The DeepPavlov ODQA system has two Wikipedia-based models. The English Wikipedia model requires 35 GB of local storage, whereas the Russian version takes up about 20 GB. The Wikipedia dumps can be rebuilt by steps described in the [documentation](http://docs.deeppavlov.ai/en/0.1.6/components/tfidf_ranking.html#available-data-and-pretrained-models). Both models require about 24 GB of RAM. It is possible to run them on a 16 GB machine, but the swap size should be at least 8 GB.
 
But first, install DeepPavlov and all the model's requirements.

In [None]:
!pip install -q deeppavlov
!python -m deeppavlov install en_odqa_infer_wiki

# Model Description

The architecture of the ODQA skill is modular and consists of two components, a **ranker** and a **reader**. In order to answer any question, the **reader** first retrieves **top_n** relevant articles from the document collection, and then the **reader** scans them carefully to identify the answer.
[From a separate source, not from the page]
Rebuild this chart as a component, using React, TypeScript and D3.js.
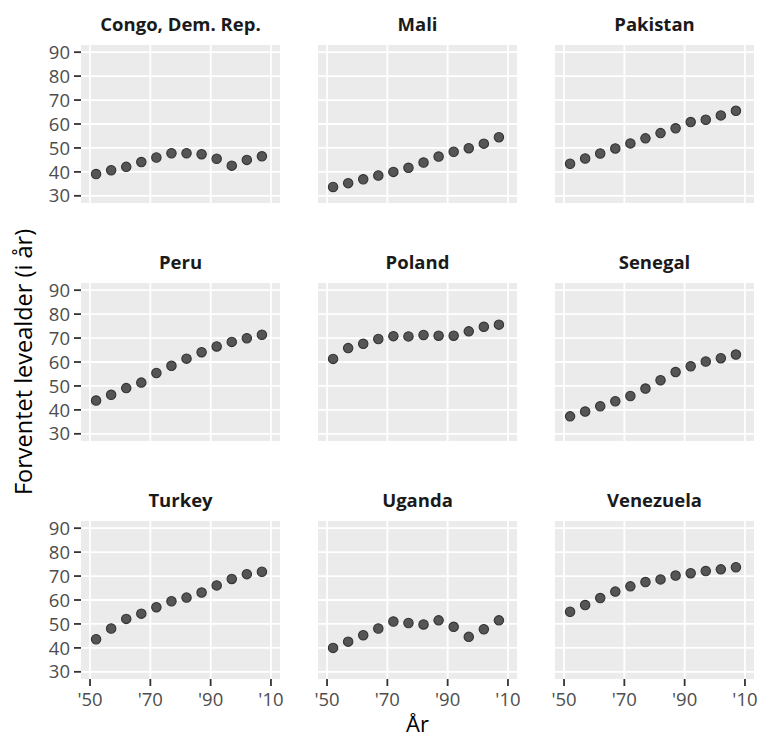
import * as d3 from 'd3'

const YEARS = [1952, 1957, 1962, 1967, 1972, 1977, 1982, 1987, 1992, 1997, 2002, 2007]

const COUNTRIES = ['Congo, Dem. Rep.', 'Mali', 'Pakistan', 'Peru', 'Poland', 'Senegal', 'Turkey', 'Uganda', 'Venezuela']

const congo = [39.1, 40.7, 42.1, 44.1, 46.0, 47.8, 47.8, 47.4, 45.5, 42.6, 45.0, 46.5]
const mali = [33.7, 35.3, 36.9, 38.5, 40.0, 41.7, 43.9, 46.4, 48.4, 49.9, 51.8, 54.5]
const pakistan = [43.4, 45.6, 47.7, 49.8, 51.9, 54.0, 56.2, 58.2, 60.8, 61.8, 63.6, 65.5]
const peru = [43.9, 46.3, 49.1, 51.4, 55.4, 58.4, 61.4, 64.1, 66.5, 68.4, 69.9, 71.4]
const poland = [61.3, 65.8, 67.6, 69.6, 70.8, 70.7, 71.3, 71.0, 71.0, 72.8, 74.7, 75.6]
const senegal = [37.3, 39.3, 41.5, 43.6, 45.8, 48.9, 52.4, 55.8, 58.2, 60.2, 61.6, 63.1]
const turkey = [43.6, 48.1, 52.1, 54.3, 57.0, 59.5, 61.0, 63.1, 66.1, 68.8, 70.8, 71.8]
const uganda = [40.0, 42.6, 45.3, 48.1, 51.0, 50.4, 49.8, 51.5, 48.8, 44.6, 47.8, 51.5]
const venezuela = [55.1, 57.9, 60.8, 63.5, 65.7, 67.5, 68.6, 70.2, 71.2, 72.1, 72.8, 73.7]

const SERIES = [congo, mali, pakistan, peru, poland, senegal, turkey, uganda, venezuela]

const X_TICKS = [1950, 1970, 1990, 2010]
const Y_TICKS = [30, 40, 50, 60, 70, 80, 90]

const FONT = '"Open Sans", "Noto Sans", sans-serif'

export default function App() {
  const width = 759
  const height = 738
  const panelW = 199
  const panelH = 158
  const colX = [81, 318, 555]
  const rowY = [45, 283, 521]

  // limits 1950-2010 and 30-90 with ggplot's 5% expansion
  const x = d3.scaleLinear().domain([1947, 2013]).range([0, panelW])
  const y = d3.scaleLinear().domain([27, 93]).range([panelH, 0])

  const fmtYear = (v: number) => `'${String(v % 100).padStart(2, '0')}`

  return (
    <svg width={width} height={height} style={{ position: 'absolute', left: 0, top: 0 }} fontFamily={FONT}>
      <rect width={width} height={height} fill="white" />
      {COUNTRIES.map((name, i) => {
        const col = i % 3
        const row = Math.floor(i / 3)
        const values = SERIES[i]
        return (
          <g key={name} transform={`translate(${colX[col]},${rowY[row]})`}>
            <text x={panelW / 2} y={-14} textAnchor="middle" fontSize={18.5} fontWeight="bold" fill="#1a1a1a">
              {name}
            </text>
            <rect width={panelW} height={panelH} fill="#EBEBEB" />
            {Y_TICKS.map(t => (
              <line key={`gy${t}`} x1={0} x2={panelW} y1={y(t)} y2={y(t)} stroke="white" strokeWidth={1.8} />
            ))}
            {X_TICKS.map(t => (
              <line key={`gx${t}`} y1={0} y2={panelH} x1={x(t)} x2={x(t)} stroke="white" strokeWidth={1.8} />
            ))}
            {values.map((v, j) => (
              <circle key={j} cx={x(YEARS[j])} cy={y(v)} r={4.7} fill="#555555" stroke="#333333" strokeWidth={1.1} />
            ))}
            {col === 0 && Y_TICKS.map(t => (
              <g key={`ty${t}`}>
                <line x1={-7} x2={0} y1={y(t)} y2={y(t)} stroke="#333333" strokeWidth={1.8} />
                <text x={-11} y={y(t)} dy="0.36em" textAnchor="end" fontSize={18.5} fill="#4D4D4D">{t}</text>
              </g>
            ))}
            {row === 2 && X_TICKS.map(t => (
              <g key={`tx${t}`}>
                <line y1={panelH} y2={panelH + 7} x1={x(t)} x2={x(t)} stroke="#333333" strokeWidth={1.8} />
                <text x={x(t)} y={panelH + 20} dy="0.36em" textAnchor="middle" fontSize={18.5} fill="#4D4D4D">{fmtYear(t)}</text>
              </g>
            ))}
          </g>
        )
      })}
      <text
        transform={`translate(24,${(rowY[0] + rowY[2] + panelH) / 2}) rotate(-90)`}
        textAnchor="middle"
        dy="0.36em"
        fontSize={23.5}
        fill="black"
      >
        Forventet levealder (i år)
      </text>
      <text x={colX[1] + panelW / 2} y={732} textAnchor="middle" fontSize={22} fill="black">
        År
      </text>
    </svg>
  )
}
The detailed description of the ODQA models can be found in the [DeepPavlov documentation](http://docs.deeppavlov.ai/en/0.1.6/skills/odqa.html).

# Interacting with the model

**As it was mentioned, the Wikipedia-based models have significant storage and RAM requirements, therefore it's impossible to interact with them on Colab, however you can do so localy (of course when the requirements are satisfied). Alternatively, you can check out our [demo](http://demo.ipavlov.ai/).**

Make sure that you can navigate the configuration files by using Autocomplete (Tab key) with **configs** module.

# Training the model

You can train a model by running the framework with **train** parameter, wherein the model will be trained on the document collection defined in the **dataset_reader** section of the configuration file. The **dataset_reader** section of the ranker’s configuration defines the source of the articles. The source can be of the following **dataset_format-**:

wiki — the Wikipedia dump,
txt — the path to the separated text files,
json — JSON files, which should be formatted as a list with dicts that contain the *title* and *doc* keywords.


* *wiki* - The Wikipedia dump
* *txt* - each document in separate txt file
* *json* - JSON files should be formatted as list with dicts which contain 'title' and 'doc' keywords.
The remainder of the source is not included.